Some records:
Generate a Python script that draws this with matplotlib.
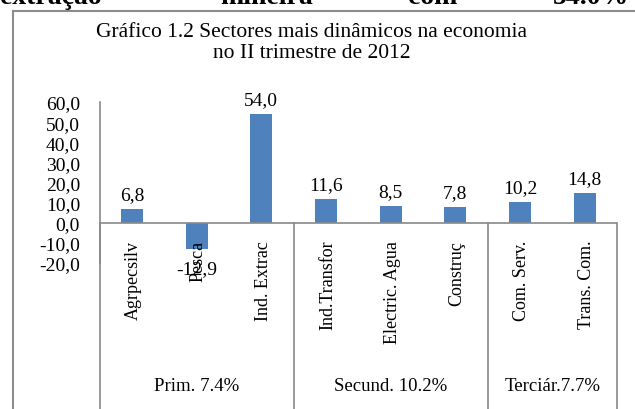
import matplotlib
matplotlib.use("Agg")
import matplotlib.pyplot as plt
from matplotlib.lines import Line2D

plt.rcParams["font.family"] = ["Liberation Serif", "DejaVu Serif"]

categories = ["Agrpecsilv", "Pesca", "Ind. Extrac", "Ind.Transfor",
              "Electric. Agua", "Construç", "Com. Serv.", "Trans. Com."]
values = [6.8, -12.9, 54.0, 11.6, 8.5, 7.8, 10.2, 14.8]
groups = ["Prim. 7.4%", "Secund. 10.2%", "Terciár.7.7%"]
group_sizes = [3, 3, 2]
yticks = [-20, -10, 0, 10, 20, 30, 40, 50, 60]

W, H = 635, 410
fig = plt.figure(figsize=(W / 100, H / 100), dpi=100)

# plot area in pixels: x 99.5..617, y 103 (60) .. 264 (-20)
x0, x1, ytop, ybot = 99.5, 617, 103, 264
ax = fig.add_axes([x0 / W, 1 - ybot / H, (x1 - x0) / W, (ybot - ytop) / H])

bar_color = "#4F81BD"
line_color = "#898989"

xs = list(range(len(categories)))
ax.bar(xs, values, width=0.34, color=bar_color, zorder=3)
ax.set_xlim(-0.5, len(categories) - 0.5)
ax.set_ylim(-20, 60)

for s in ["top", "right", "bottom"]:
    ax.spines[s].set_visible(False)
ax.spines["left"].set_color(line_color)
ax.spines["left"].set_linewidth(1.2)
ax.set_xticks([])
ax.set_yticks(yticks)
ax.set_yticklabels([f"{t:.1f}".replace(".", ",") for t in yticks], fontsize=14)
ax.tick_params(axis="y", length=0, pad=14)

ax.axhline(0, color=line_color, lw=1.2, zorder=4)

# pixels per data unit
ppu = (ybot - ytop) / 80.0
def py(pix):
    # pixel row -> data y
    return -(pix - 224) / ppu

# value labels
for x, v in zip(xs, values):
    if v >= 0:
        ax.text(x, v + 3.0, f"{v:.1f}".replace(".", ","), ha="center",
                va="bottom", fontsize=14)
    else:
        ax.text(x, v - 5.5, f"{v:.1f}".replace(".", ","), ha="center",
                va="top", fontsize=14)

# category labels (rotated)
for x, c in zip(xs, categories):
    ax.text(x + 0.03, py(241), c, rotation=90, ha="center", va="top",
            fontsize=13, clip_on=False)

# group separators and labels
edges = [-0.5]
for n in group_sizes:
    edges.append(edges[-1] + n)
for e in edges:
    ax.plot([e, e], [0, py(412)], color=line_color, lw=1.2, clip_on=False)
for i, g in enumerate(groups):
    ax.text((edges[i] + edges[i + 1]) / 2, py(387), g, ha="center",
            va="center", fontsize=13.5, clip_on=False)

# title
fig.text(312 / W, 1 - 37 / H, "Gráfico 1.2 Sectores mais dinâmicos na economia",
         ha="center", va="baseline", fontsize=15.5)
fig.text(312 / W, 1 - 58 / H, "no II trimestre de 2012",
         ha="center", va="baseline", fontsize=15.5)

# outer frame (runs off the page at right and bottom)
fig.add_artist(Line2D([13 / W, 1.0], [1 - 12 / H, 1 - 12 / H],
                      transform=fig.transFigure, color="#8c8c8c", lw=1.5))
fig.add_artist(Line2D([13 / W, 13 / W], [1 - 12 / H, 0.0],
                      transform=fig.transFigure, color="#8c8c8c", lw=1.5))

# cut-off line of body text above the chart
top_words = [("extração", 0), ("mineira", 220), ("com", 408), ("54.0%", 553)]
for word, px in top_words:
    fig.text(px / W, 1 - 4 / H, word, ha="left", va="baseline",
             fontsize=20, fontweight="bold")

fig.savefig("out.png", dpi=100)
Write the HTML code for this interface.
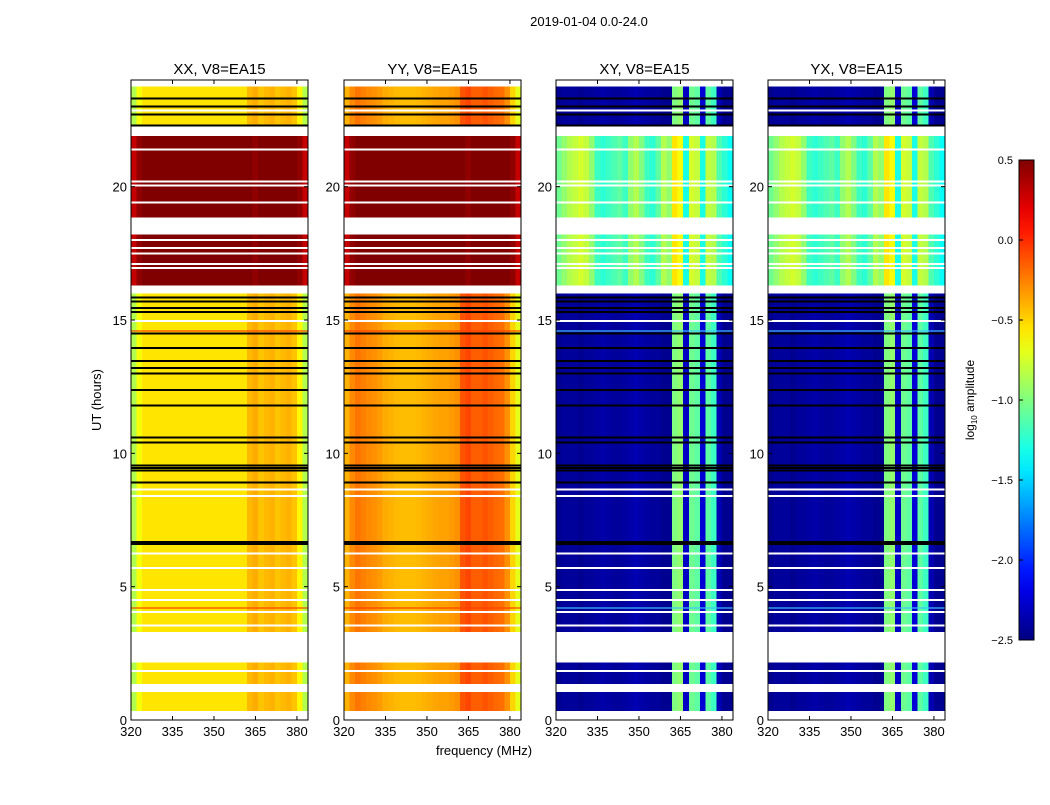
<!DOCTYPE html>
<html><head><meta charset="utf-8"><style>
body{margin:0;background:#fff;}
svg text{font-family:"Liberation Sans",sans-serif;}
</style></head><body>
<svg id="fig" width="1050" height="800" xmlns="http://www.w3.org/2000/svg">
<rect width="1050" height="800" fill="#fff"/>
<text x="589" y="26" font-size="13" text-anchor="middle">2019-01-04 0.0-24.0</text>
<text x="101" y="400" font-size="13" text-anchor="middle" transform="rotate(-90 101 400)">UT (hours)</text>
<text x="484" y="755" font-size="13" text-anchor="middle">frequency (MHz)</text>
<g id="panels"></g>
<g id="cbar"></g>
</svg>
<script>
// ---- data ----
const panelNames = ["XX, V8=EA15","YY, V8=EA15","XY, V8=EA15","YX, V8=EA15"];
const panelKinds = ["xx","yy","xy","xy"];
const segStart = [0.0, 0.33, 1.05, 1.35, 2.15, 3.3, 6.65, 8.9, 16.0, 16.3, 18.2, 18.85, 21.9, 22.3, 23.75];
const segEnd   = [0.33, 1.05, 1.35, 2.15, 3.3, 6.65, 8.9, 16.0, 16.3, 18.2, 18.85, 21.9, 22.3, 23.75, 24.0];
const segKind  = ["W","L","W","L","W","L","L","L","W","H","W","H","W","L","W"];
const blackLines = [23.3,23.0,22.7,22.3,15.85,15.7,15.45,15.3,14.5,13.95,13.47,13.2,13.0,12.37,11.8,10.6,10.4,9.45,9.55,9.35,8.9,6.67,6.6];
const whiteLines = [22.86,21.4,20.2,19.4,18.0,17.7,17.5,17.1,16.95,14.97,8.65,8.4,6.25,5.7,4.87,4.5,4.05,3.55,1.84,0.15,21.95,20.05];
const speckLines = [14.58,4.2];
const freqBins = [320,322,324,326,328,330,332,334,336,338,340,342,344,346,348,350,352,354,356,358,360,362,364,366,368,370,372,374,376,378,380,382];
const xxLow  = [-0.85,-0.65,-0.55,-0.55,-0.55,-0.55,-0.55,-0.55,-0.55,-0.55,-0.55,-0.55,-0.55,-0.55,-0.55,-0.55,-0.55,-0.55,-0.55,-0.55,-0.55,-0.42,-0.38,-0.45,-0.42,-0.4,-0.45,-0.42,-0.4,-0.45,-0.6,-0.85];
const yyLow  = [-0.4,-0.28,-0.22,-0.25,-0.28,-0.3,-0.33,-0.38,-0.4,-0.42,-0.43,-0.43,-0.43,-0.42,-0.4,-0.38,-0.36,-0.35,-0.35,-0.33,-0.3,-0.12,-0.08,-0.15,-0.15,-0.12,-0.15,-0.18,-0.2,-0.3,-0.5,-0.7];
const xyLow  = [-2.45,-2.42,-2.42,-2.42,-2.45,-2.42,-2.42,-2.4,-2.38,-2.4,-2.42,-2.42,-2.4,-2.38,-2.35,-2.38,-2.4,-2.42,-2.42,-2.45,-2.45,-1.0,-0.95,-2.3,-1.05,-1.1,-2.25,-1.1,-1.2,-2.35,-2.45,-2.45];
const xxHigh = [0.3,0.45,0.5,0.5,0.5,0.5,0.5,0.5,0.5,0.5,0.5,0.5,0.5,0.5,0.5,0.5,0.5,0.5,0.5,0.5,0.5,0.5,0.45,0.5,0.5,0.5,0.5,0.5,0.5,0.5,0.45,0.3];
const xyHigh = [-1.05,-0.95,-0.85,-0.8,-0.75,-0.8,-0.95,-1.2,-1.25,-1.2,-1.15,-1.1,-1.2,-0.95,-0.85,-1.0,-1.2,-1.25,-1.1,-0.85,-0.95,-0.55,-0.65,-1.3,-0.75,-0.8,-1.3,-0.8,-0.85,-1.15,-1.25,-1.35];
const xTicks = [320,335,350,365,380];
const yTicks = [0,5,10,15,20];
const cbTicks = [0.5,0.0,-0.5,-1.0,-1.5,-2.0,-2.5];
const cbLabels = ["0.5","0.0","\u22120.5","\u22121.0","\u22121.5","\u22122.0","\u22122.5"];

// ---- geometry ----
const panelLeft = [131,344,556,768];
const PW = 177, PT = 80, PB = 720;
const fMin = 320, fMax = 384, tMin = 0, tMax = 24;
const vMin = -2.5, vMax = 0.5;
const NS = "http://www.w3.org/2000/svg";
function xs(p,f){return panelLeft[p] + (f-fMin)/(fMax-fMin)*PW;}
function ys(t){return PB - (t-tMin)/(tMax-tMin)*(PB-PT);}
function jet(v){
  let t=(v-vMin)/(vMax-vMin); t=Math.max(0,Math.min(1,t));
  const c=x=>Math.max(0,Math.min(1,x));
  const r=c(1.5-Math.abs(4*t-3)), g=c(1.5-Math.abs(4*t-2)), b=c(1.5-Math.abs(4*t-1));
  return `rgb(${Math.round(r*255)},${Math.round(g*255)},${Math.round(b*255)})`;
}
function mk(tag,attrs,parent){const e=document.createElementNS(NS,tag);for(const k in attrs)e.setAttribute(k,attrs[k]);parent.appendChild(e);return e;}
const panelsG=document.getElementById('panels');
for(let p=0;p<4;p++){
  const g=mk('g',{},panelsG);
  
  
  const kind=panelKinds[p];
  const low = kind==='xx'?xxLow:kind==='yy'?yyLow:xyLow;
  const high = kind==='xy'?xyHigh:xxHigh;
  const hm=mk('g',{'shape-rendering':'crispEdges'},g);
  
  
  for(let s=0;s<segStart.length;s++){
    if(segKind[s]==='W') continue;
    const prof = segKind[s]==='H'?high:low;
    const y0=ys(segEnd[s]), y1=ys(segStart[s]);
    for(let i=0;i<freqBins.length;i++){
      const f0=freqBins[i], f1=(i+1<freqBins.length?freqBins[i+1]:fMax);
      const r=mk('rect',{x:xs(p,f0).toFixed(2),y:y0.toFixed(2),width:(xs(p,f1)-xs(p,f0)+0.3).toFixed(2),height:(y1-y0).toFixed(2),fill:jet(prof[i])},hm);
      
      
    }
  }
  for(const h of whiteLines){
    const l=mk('rect',{x:panelLeft[p],y:(ys(h)-1).toFixed(1),width:PW,height:2,fill:'#fff'},hm);
    
    
  }
  for(const h of blackLines){
    const l=mk('rect',{x:panelLeft[p],y:(ys(h)-1).toFixed(1),width:PW,height:2,fill:'#000'},hm);
    
    
  }
  for(const h of speckLines){
    const l=mk('rect',{x:panelLeft[p],y:(ys(h)-1).toFixed(1),width:PW,height:2,fill:kind==='xy'?'#3fbfff':'#ff4000',opacity:0.6},hm);
    
    
  }
  const fr=mk('rect',{x:panelLeft[p],y:PT,width:PW,height:PB-PT,fill:'none',stroke:'#000','stroke-width':1},g);
  
  
  const tt=mk('text',{x:panelLeft[p]+PW/2,y:74,'font-size':15,'text-anchor':'middle'},g);
  tt.textContent=panelNames[p];
  
  
  for(const f of xTicks){
    const x=xs(p,f);
    mk('line',{x1:x,x2:x,y1:PB,y2:PB-4,stroke:'#000'},g);
    mk('line',{x1:x,x2:x,y1:PT,y2:PT+4,stroke:'#000'},g);
    const t=mk('text',{x:x,y:PB+16,'font-size':13,'text-anchor':'middle'},g);
    t.textContent=f;
    
    
  }
  for(const h of yTicks){
    const y=ys(h);
    mk('line',{x1:panelLeft[p],x2:panelLeft[p]+4,y1:y,y2:y,stroke:'#000'},g);
    mk('line',{x1:panelLeft[p]+PW,x2:panelLeft[p]+PW-4,y1:y,y2:y,stroke:'#000'},g);
    const t=mk('text',{x:panelLeft[p]-4,y:y+5,'font-size':13,'text-anchor':'end'},g);
    t.textContent=h;
    
    
  }
}
// colorbar
const cb=document.getElementById('cbar');


const CX=1019, CW=15, CT=160, CB=640;
const defs=mk('defs',{},cb);
const grad=mk('linearGradient',{id:'jetg',x1:0,y1:1,x2:0,y2:0},defs);
for(let i=0;i<=20;i++){const v=vMin+(vMax-vMin)*i/20;mk('stop',{offset:(i/20),'stop-color':jet(v)},grad);}
mk('rect',{x:CX,y:CT,width:CW,height:CB-CT,fill:'url(#jetg)',stroke:'#000'},cb);
cbTicks.forEach((v,i)=>{
  const y=CB-(v-vMin)/(vMax-vMin)*(CB-CT);
  mk('line',{x1:CX,x2:CX+4,y1:y,y2:y,stroke:'#000'},cb);
  const t=mk('text',{x:CX-6,y:y+4,'font-size':11,'text-anchor':'end'},cb);
  t.textContent=cbLabels[i];
  
  
});
const cl=mk('text',{x:974,y:400,'font-size':12,'text-anchor':'middle',transform:'rotate(-90 974 400)'},cb);
cl.innerHTML='log<tspan font-size="8" dy="3">10</tspan><tspan dy="-3"> amplitude</tspan>';


</script>
</body></html>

> **Problem description**:
Extract all lines from the data in which "this" is found.

> **Task answer**:
Generate a Python script that draws this with matplotlib.
Write the HTML code for this interface.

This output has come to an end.